When taking the photo, I concentrated on the ice patterns on the river. It does not happen often when the rivers and lakes are not covered with snow in Montreal in winter. I only later recognized the interesting contrast between the color of the ice (grey and blue) and the color of the grass (green and yellow). I made sure to emphasize the contrasting colors during the editing process.

The following night, we got the first snowstorm of the season and all the patterns and color contrast were gone.


It was too cold and I was too lazy to bring the tripod with me. I set the camera to Auto ISO and shot handheld. By using a wide-angle lens (10-24) with effective image stabilization, I safely shot at a slow shutter speed of 1/25

Editing & Processing

It was a single RAW processing workflow.

Lightroom (80%)

My first priority was to make sure the horizon was straight. I use the technique I described in-depth in this tutorial.

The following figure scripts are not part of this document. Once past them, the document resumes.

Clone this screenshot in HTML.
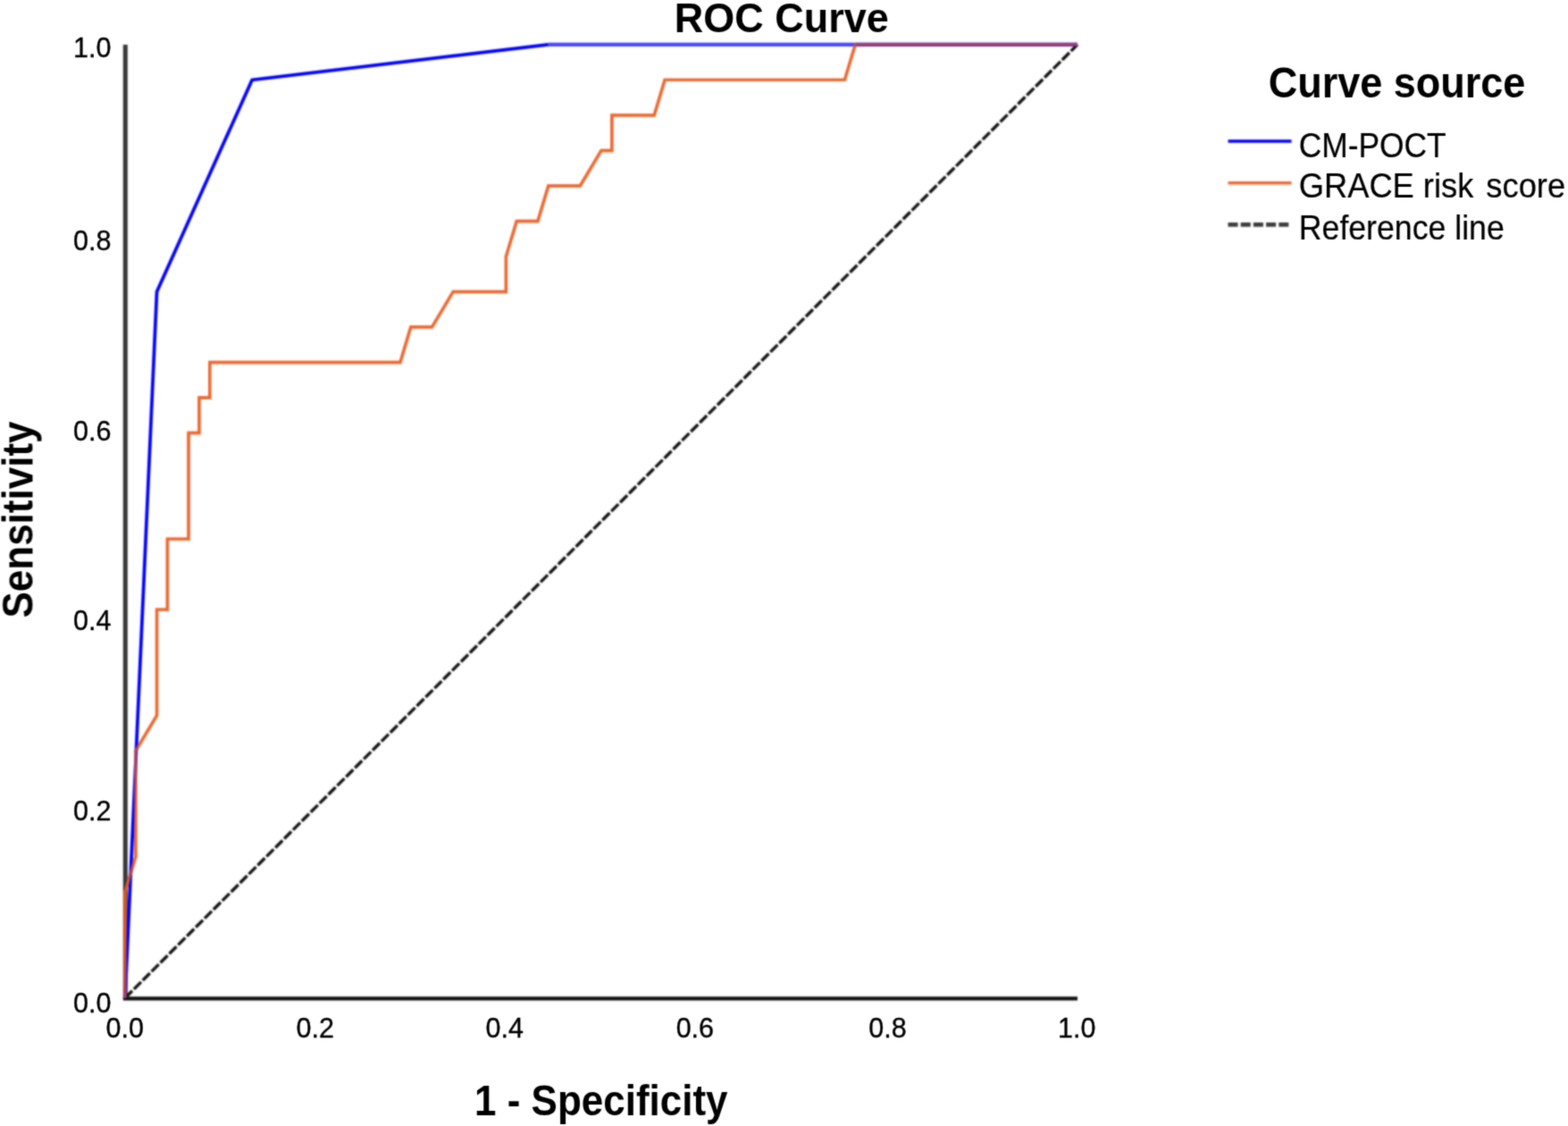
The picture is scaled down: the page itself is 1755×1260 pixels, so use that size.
<!DOCTYPE html>
<html><head><meta charset="utf-8"><title>ROC Curve</title>
<style>
html,body{margin:0;padding:0;background:#fff;}
body{width:1755px;height:1260px;overflow:hidden;}
svg{display:block;}
text{font-family:"Liberation Sans",Arial,sans-serif;fill:#000;stroke-linejoin:round;}
.tk{font-size:30.5px;stroke:#000;stroke-width:0.35px;}
.bt{font-size:45px;font-weight:bold;}
.lg{font-size:36px;stroke:#000;stroke-width:0.2px;}
</style></head>
<body>
<svg width="1755" height="1260" viewBox="0 0 1755 1260">
<defs>
<filter id="fl" x="0" y="0" width="1755" height="1260" filterUnits="userSpaceOnUse" color-interpolation-filters="sRGB"><feConvolveMatrix order="7" kernelMatrix="0.00000 0.00006 0.00041 0.00076 0.00041 0.00006 0.00000 0.00006 0.00141 0.00897 0.01664 0.00897 0.00141 0.00006 0.00041 0.00897 0.05718 0.10600 0.05718 0.00897 0.00041 0.00076 0.01664 0.10600 0.19651 0.10600 0.01664 0.00076 0.00041 0.00897 0.05718 0.10600 0.05718 0.00897 0.00041 0.00006 0.00141 0.00897 0.01664 0.00897 0.00141 0.00006 0.00000 0.00006 0.00041 0.00076 0.00041 0.00006 0.00000" edgeMode="none"/></filter>
<filter id="ft" x="0" y="0" width="1755" height="1260" filterUnits="userSpaceOnUse" color-interpolation-filters="sRGB"><feConvolveMatrix order="5" kernelMatrix="0.00001 0.00042 0.00170 0.00042 0.00001 0.00042 0.02740 0.10988 0.02740 0.00042 0.00170 0.10988 0.44065 0.10988 0.00170 0.00042 0.02740 0.10988 0.02740 0.00042 0.00001 0.00042 0.00170 0.00042 0.00001" edgeMode="none"/></filter>
</defs>
<rect width="1755" height="1260" fill="#fff"/>
<g filter="url(#fl)" fill="none" stroke-linejoin="miter">
<line x1="140.3" y1="49.9" x2="140.3" y2="1117.3" stroke="#383838" stroke-width="5.0"/>
<line x1="137.8" y1="1117.3" x2="1206.0" y2="1117.3" stroke="#111111" stroke-width="4.3"/>
<line x1="140.0" y1="1116.8" x2="1206.0" y2="49.90000000000009" stroke="#111111" stroke-width="3.4" stroke-dasharray="11.3 2.7"/>
<path d="M140.00 1116.80 L140.00 998.26 L151.84 958.74 L151.84 840.20 L175.53 800.68 L175.53 682.14 L187.38 682.14 L187.38 603.11 L211.07 603.11 L211.07 484.56 L222.91 484.56 L222.91 445.05 L234.76 445.05 L234.76 405.53 L447.96 405.53 L459.80 366.02 L483.49 366.02 L507.18 326.50 L566.40 326.50 L566.40 286.99 L578.24 247.47 L601.93 247.47 L613.78 207.96 L649.31 207.96 L673.00 168.44 L684.84 168.44 L684.84 128.93 L732.22 128.93 L744.07 89.41 L945.42 89.41 L957.27 49.90 L1206.00 49.90" stroke="rgb(236,92,32)" stroke-opacity="0.72" stroke-width="3.4"/>
<path d="M613.78 49.90 L957.27 49.90" stroke="#4646ff" stroke-width="4.4"/>
<path d="M957.27 49.90 L1206.00 49.90" stroke="#0000ff" stroke-width="4.4"/>
<path d="M140.00 1116.80 L175.53 326.50 L282.13 89.41 L613.78 49.90" stroke="#0000ff" stroke-width="3.7"/>
<path d="M140.00 1116.80 L140.00 998.26 L151.84 958.74 L151.84 840.20 L175.53 800.68 L175.53 682.14 L187.38 682.14 L187.38 603.11 L211.07 603.11 L211.07 484.56 L222.91 484.56 L222.91 445.05 L234.76 445.05 L234.76 405.53 L447.96 405.53 L459.80 366.02 L483.49 366.02 L507.18 326.50 L566.40 326.50 L566.40 286.99 L578.24 247.47 L601.93 247.47 L613.78 207.96 L649.31 207.96 L673.00 168.44 L684.84 168.44 L684.84 128.93 L732.22 128.93 L744.07 89.41 L945.42 89.41 L957.27 49.90 L1206.00 49.90" stroke="rgb(236,92,32)" stroke-opacity="0.73" stroke-width="3.4"/>
<line x1="1374.5" y1="158.0" x2="1445.5" y2="158.0" stroke="#0000ff" stroke-width="3.7"/>
<line x1="1374.5" y1="204.8" x2="1445.5" y2="204.8" stroke="rgb(236,92,32)" stroke-opacity="0.9" stroke-width="3.4"/>
<line x1="1374.5" y1="251.4" x2="1445.5" y2="251.4" stroke="#3c3c3c" stroke-width="4.6" stroke-dasharray="11 3.2"/>
</g>
<g filter="url(#ft)">
<text class="bt" transform="translate(874.80 36.00) scale(1 1.045)" text-anchor="middle">ROC Curve</text>
<g class="tk">
<text transform="translate(124.50 1132.50) scale(1 1.03)" text-anchor="end">0.0</text>
<text transform="translate(124.50 917.57) scale(1 1.03)" text-anchor="end">0.2</text>
<text transform="translate(124.50 704.54) scale(1 1.03)" text-anchor="end">0.4</text>
<text transform="translate(124.50 492.66) scale(1 1.03)" text-anchor="end">0.6</text>
<text transform="translate(124.50 279.58) scale(1 1.03)" text-anchor="end">0.8</text>
<text transform="translate(124.50 63.50) scale(1 1.03)" text-anchor="end">1.0</text>
<text transform="translate(139.75 1161.00) scale(1 1.03)" text-anchor="middle">0.0</text>
<text transform="translate(352.65 1161.00) scale(1 1.03)" text-anchor="middle">0.2</text>
<text transform="translate(564.80 1161.00) scale(1 1.03)" text-anchor="middle">0.4</text>
<text transform="translate(777.85 1161.00) scale(1 1.03)" text-anchor="middle">0.6</text>
<text transform="translate(993.40 1161.00) scale(1 1.03)" text-anchor="middle">0.8</text>
<text transform="translate(1205.15 1161.00) scale(1 1.03)" text-anchor="middle">1.0</text>
</g>
<text class="bt" transform="translate(672.80 1248.00) scale(0.977 1.06)" text-anchor="middle">1 - Specificity</text>
<text class="bt" transform="translate(36.40 581.50) rotate(-90) scale(0.978 1.07)" text-anchor="middle">Sensitivity</text>
<text class="bt" transform="translate(1563.50 108.70) scale(1 1.05)" text-anchor="middle">Curve source</text>
<g class="lg">
<text transform="translate(1453.80 175.50) scale(0.982 1.06)">CM-POCT</text>
<text transform="translate(1453.80 221.00) scale(1.008 1.06)">GRACE risk <tspan dx="4">score</tspan></text>
<text transform="translate(1453.80 267.60) scale(0.991 1.06)">Reference line</text>
</g>
</g>
</svg>
</body></html>
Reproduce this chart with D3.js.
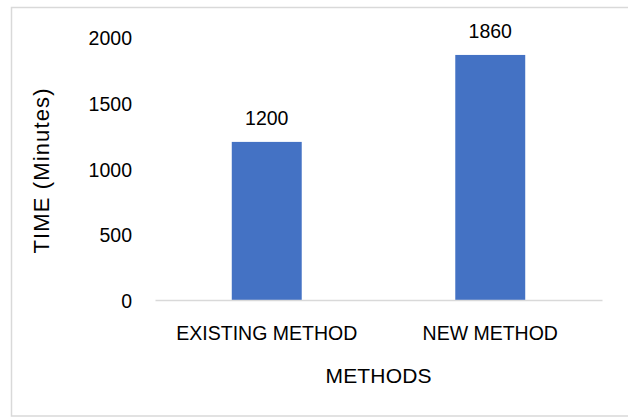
<!DOCTYPE html>
<html>
<head>
<meta charset="utf-8">
<script src="https://cdn.jsdelivr.net/npm/d3@7/dist/d3.min.js"></script>
<style>
  html, body { margin: 0; padding: 0; background: #fff; }
  svg { display: block; }
  text { font-family: "Liberation Sans", Arial, sans-serif; fill: #000; }
</style>
</head>
<body>
<svg id="chart" width="628" height="417"></svg>
<script>
// Data
const categories = ["EXISTING METHOD", "NEW METHOD"];
const values = [1200, 1860];
const yTicks = [0, 500, 1000, 1500, 2000];
const xTitle = "METHODS";
const yTitle = "TIME (Minutes)";

const plot = { left: 155, right: 602, top: 36.5, bottom: 300 };
const fontSize = 19.5;

const svg = d3.select("#chart");

// Outer chart frame
svg.append("rect")
  .attr("x", 11.5).attr("y", 7.5)
  .attr("width", 640).attr("height", 408.5)
  .attr("fill", "#fff")
  .attr("stroke", "#d9d9d9")
  .attr("stroke-width", 1.5);

const x = d3.scaleBand()
  .domain(categories)
  .range([plot.left, plot.right])
  .paddingInner(0.687)
  .paddingOuter(0.3435);

const y = d3.scaleLinear()
  .domain([0, 2000])
  .range([plot.bottom, plot.top]);

// Bars
svg.append("g")
  .selectAll("rect")
  .data(values)
  .join("rect")
  .attr("x", (d, i) => x(categories[i]))
  .attr("y", d => y(d))
  .attr("width", x.bandwidth())
  .attr("height", d => y(0) - y(d))
  .attr("fill", "#4472c4");

// Value labels
svg.append("g")
  .selectAll("text")
  .data(values)
  .join("text")
  .attr("x", (d, i) => x(categories[i]) + x.bandwidth() / 2)
  .attr("y", d => y(d) - 24)
  .attr("text-anchor", "middle")
  .attr("dominant-baseline", "central")
  .attr("font-size", fontSize)
  .text(d => d);

// Y axis (labels only)
const yAxis = d3.axisLeft(y).tickValues(yTicks).tickFormat(d3.format("d")).tickSize(0).tickPadding(0);
const yg = svg.append("g")
  .attr("transform", `translate(132,0)`)
  .call(yAxis);
yg.select(".domain").remove();
yg.selectAll("text")
  .attr("font-size", fontSize)
  .attr("font-family", "Liberation Sans, Arial, sans-serif")
  .attr("fill", "#000")
  .attr("dy", "0.35em")
  .attr("y", 1);

// X axis baseline and category labels
const xAxis = d3.axisBottom(x).tickSize(0).tickPadding(0);
const xg = svg.append("g")
  .attr("transform", `translate(0,${plot.bottom})`)
  .call(xAxis);
xg.select(".domain")
  .attr("stroke", "#d9d9d9")
  .attr("stroke-width", 1.5);
xg.selectAll("text")
  .attr("font-size", fontSize)
  .attr("font-family", "Liberation Sans, Arial, sans-serif")
  .attr("fill", "#000")
  .attr("dy", null)
  .attr("y", 33)
  .attr("dominant-baseline", "central");

// Axis titles
svg.append("text")
  .attr("x", (plot.left + plot.right) / 2)
  .attr("y", 375)
  .attr("text-anchor", "middle")
  .attr("dominant-baseline", "central")
  .attr("font-size", 21)
  .attr("textLength", 106)
  .attr("lengthAdjust", "spacing")
  .text(xTitle);

svg.append("text")
  .attr("transform", `translate(41,171) rotate(-90)`)
  .attr("text-anchor", "middle")
  .attr("dominant-baseline", "central")
  .attr("font-size", 22)
  .attr("textLength", 165)
  .attr("lengthAdjust", "spacing")
  .text(yTitle);
</script>
</body>
</html>
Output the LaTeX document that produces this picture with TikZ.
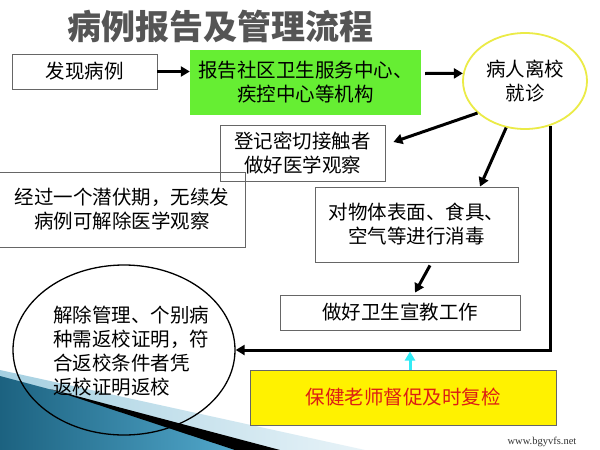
\documentclass[tikz,border=0pt]{standalone}
\usepackage{fontspec}
\newfontfamily\cjk{Noto Sans CJK SC}
\newfontfamily\wmfont{Liberation Serif}
\usetikzlibrary{shapes.geometric,arrows.meta,calc}
\definecolor{greenfill}{RGB}{102,238,51}
\definecolor{circleyellow}{RGB}{235,235,70}
\definecolor{redtext}{RGB}{220,30,20}
\definecolor{cyanarrow}{RGB}{50,235,245}
\definecolor{titlegray}{RGB}{85,85,85}
\definecolor{tealdark}{RGB}{28,98,128}
\definecolor{teallight}{RGB}{85,172,208}
\definecolor{paleblue}{RGB}{165,208,225}
\definecolor{paleend}{RGB}{232,243,248}
\begin{document}
\begin{tikzpicture}[x=1pt,y=-1pt,
  txt/.style={font=\cjk\fontsize{19.5}{24}\selectfont, align=center, inner sep=0pt},
  box/.style={txt, draw=black!60, line width=0.8pt},
  arr/.style={line width=3pt, -{Triangle[length=9pt,width=10pt]}},
]
\useasboundingbox (0,0) rectangle (600,450);
\fill[white] (0,0) rectangle (600,450);

% decorative corner
\shade[left color=paleblue, right color=paleend] (0,370) -- (365,450) -- (0,450) -- cycle;
\shade[left color=tealdark, right color=teallight] (0,376) -- (60,392) -- (250,450) -- (0,450) -- cycle;
\fill[black] (50,389) -- (280,450) -- (235,450) -- cycle;

% title
\node[font=\cjk\bfseries\fontsize{34}{34}\selectfont, text=titlegray] (title) at (220,26) {病例报告及管理流程};

% nodes
\node[box, minimum width=145pt, minimum height=35pt] (find) at (84.5,71.5) {发现病例};
\node[txt, fill=greenfill, minimum width=231pt, minimum height=65pt] (report) at (305.5,82.5) {报告社区卫生服务中心、\\疾控中心等机构};
\node[txt, ellipse, draw=circleyellow, line width=1.8pt, minimum width=124pt, minimum height=96pt] (visit) at (525,81) {病人离校\\就诊};
\node[box, minimum width=165pt, minimum height=56pt] (register) at (302.5,153) {登记密切接触者\\做好医学观察};
\node[box, minimum width=247pt, minimum height=75pt] (expire) at (122,209.5) {经过一个潜伏期，无续发\\病例可解除医学观察};
\node[box, minimum width=203pt, minimum height=75pt] (disinfect) at (416.5,224.5) {对物体表面、食具、\\空气等进行消毒};
\node[box, minimum width=240pt, minimum height=35pt] (educate) at (400,312.5) {做好卫生宣教工作};
\node[box, fill=yellow, text=redtext, minimum width=306pt, minimum height=55pt] (check) at (403,397.5) {保健老师督促及时复检};
\node[ellipse, draw=black, line width=1.3pt, minimum width=222pt, minimum height=170pt] (release) at (124,350) {};
\node[txt, align=left] (releasetext) at (131,351) {解除管理、个别病\\种需返校证明，符\\合返校条件者凭\\返校证明返校};

% watermark
\node[font=\wmfont\fontsize{10.5}{12}\selectfont, text=black!80] (wm) at (542,442) {www.bgyvfs.net};

% connectors
\draw[arr] (find.east) -- (find.east -| report.west);
\draw[arr] ([xshift=4pt,yshift=9pt]report.east) -- (visit.173);
\draw[arr] (visit.214) -- ([xshift=8pt,yshift=11pt]register.east);
\draw[arr] (visit.248) -- ([xshift=63.5pt]disinfect.north);
\draw[arr] ([xshift=13.5pt,yshift=-3pt]disinfect.south) -- ([xshift=15pt,yshift=2pt]educate.north);
\draw[arr] (visit.-60) |- (release.east);
\draw[arr, color=cyanarrow, shorten >=1.5pt] ([xshift=7pt]check.north) -- ([xshift=7pt]check.north |- release.east);
\end{tikzpicture}
\end{document}
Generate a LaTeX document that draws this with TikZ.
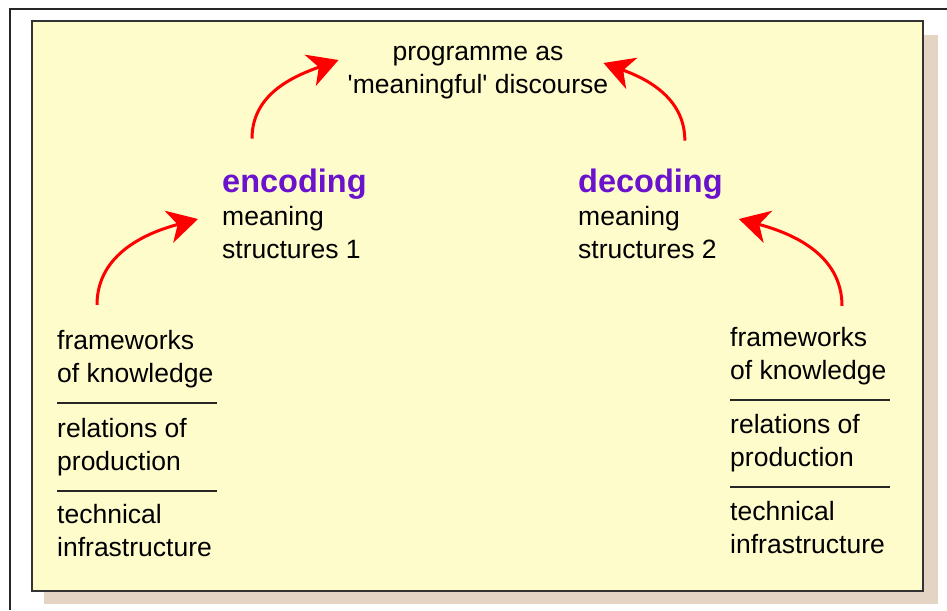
\documentclass[tikz,border=0pt]{standalone}
\usepackage{fontspec}
\setmainfont{Liberation Sans}
\usepackage{xcolor}
\definecolor{notepaper}{HTML}{FFFCCC}
\definecolor{shadowtan}{HTML}{E3D4C4}
\definecolor{codepurple}{HTML}{6A12CC}
\definecolor{arrowred}{HTML}{FF0000}
\usetikzlibrary{arrows.meta,positioning}

\begin{document}
\begin{tikzpicture}[x=1pt, y=-1pt,
  lbl/.style={inner sep=0pt, align=left, anchor=west,
    font=\fontsize{26.5}{33}\selectfont},
  codehead/.style={inner sep=0pt, anchor=west, text=codepurple,
    font=\fontsize{32.5}{33}\selectfont\bfseries},
  flow/.style={draw=arrowred, line width=3pt,
    -{Stealth[length=30pt, width=33pt, inset=9pt]}},
  divider/.style={line width=2pt, draw=black!85}]
  \useasboundingbox (0,0) rectangle (947,610);
  \fill[white] (0,0) rectangle (947,610);
  \draw[line width=2pt, draw=black!85] (10,610) -- (10,9) -- (947,9);
  % note card with its shadow
  \fill[shadowtan] (44,35) rectangle (938,604);
  \draw[line width=2pt, draw=black!80, fill=notepaper] (32,21) rectangle (923,591);

  % top: the programme
  \node[lbl, anchor=center, align=center] (prog) at (478,73)
    {programme as\\\textquotesingle meaningful\textquotesingle{} discourse};

  % encoding side
  \node[codehead] (enc) at (222,184) {encoding};
  \node[lbl] (encTxt) at (222,233) {meaning\\structures 1};
  \node[lbl] (fwL) at (57,359) {frameworks\\of knowledge};
  \node[lbl] (relL) at (57,447) {relations of\\production};
  \node[lbl] (techL) at (57,531) {technical\\infrastructure};
  \draw[divider] (57,403) -- (217,403);
  \draw[divider] (57,491) -- (217,491);

  % decoding side
  \node[codehead] (dec) at (578,184) {decoding};
  \node[lbl] (decTxt) at (578,233) {meaning\\structures 2};
  \node[lbl] (fwR) at (730,356) {frameworks\\of knowledge};
  \node[lbl] (relR) at (730,443) {relations of\\production};
  \node[lbl] (techR) at (730,528) {technical\\infrastructure};
  \draw[divider] (730,400) -- (890,400);
  \draw[divider] (730,487) -- (890,487);

  % red arrows
  \draw[flow] ([xshift=40pt, yshift=25pt]fwL.north west)
    to[out=90, in=195] ([xshift=-24pt, yshift=14pt]encTxt.west);
  \draw[flow] ([xshift=30pt, yshift=30pt]enc.north west)
    to[out=90, in=200] ([xshift=-9pt, yshift=13pt]prog.west);
  \draw[flow] ([xshift=-38pt, yshift=28pt]dec.north east)
    to[out=90, in=-20] ([xshift=-5pt, yshift=10pt]prog.east);
  \draw[flow] ([xshift=112pt, yshift=21pt]fwR.north west)
    to[out=90, in=-15] ([xshift=22pt, yshift=14pt]decTxt.east);
\end{tikzpicture}
\end{document}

Next, in order to improve composition, I used the Crop Overlay tool to change the aspect ratio from the original 3 x 2 to 4x 3. I also cropped the image to make the composition tighter.

Next, I used Point Lobos preset from my Landscape Preset Collection as the base for Lightroom Rapid Editing. Then I used TOOLKIT to boost the Contrast and the Clarity.

The Lightroom Preset Editing Formula: Point Lobos (10, 17, 25, 32)

Photoshop (20%)

In Photoshop, I cleaned up the image with the help of the Stamp Tool. I also slightly boosted the contrast and vibration selectively and reduced noise.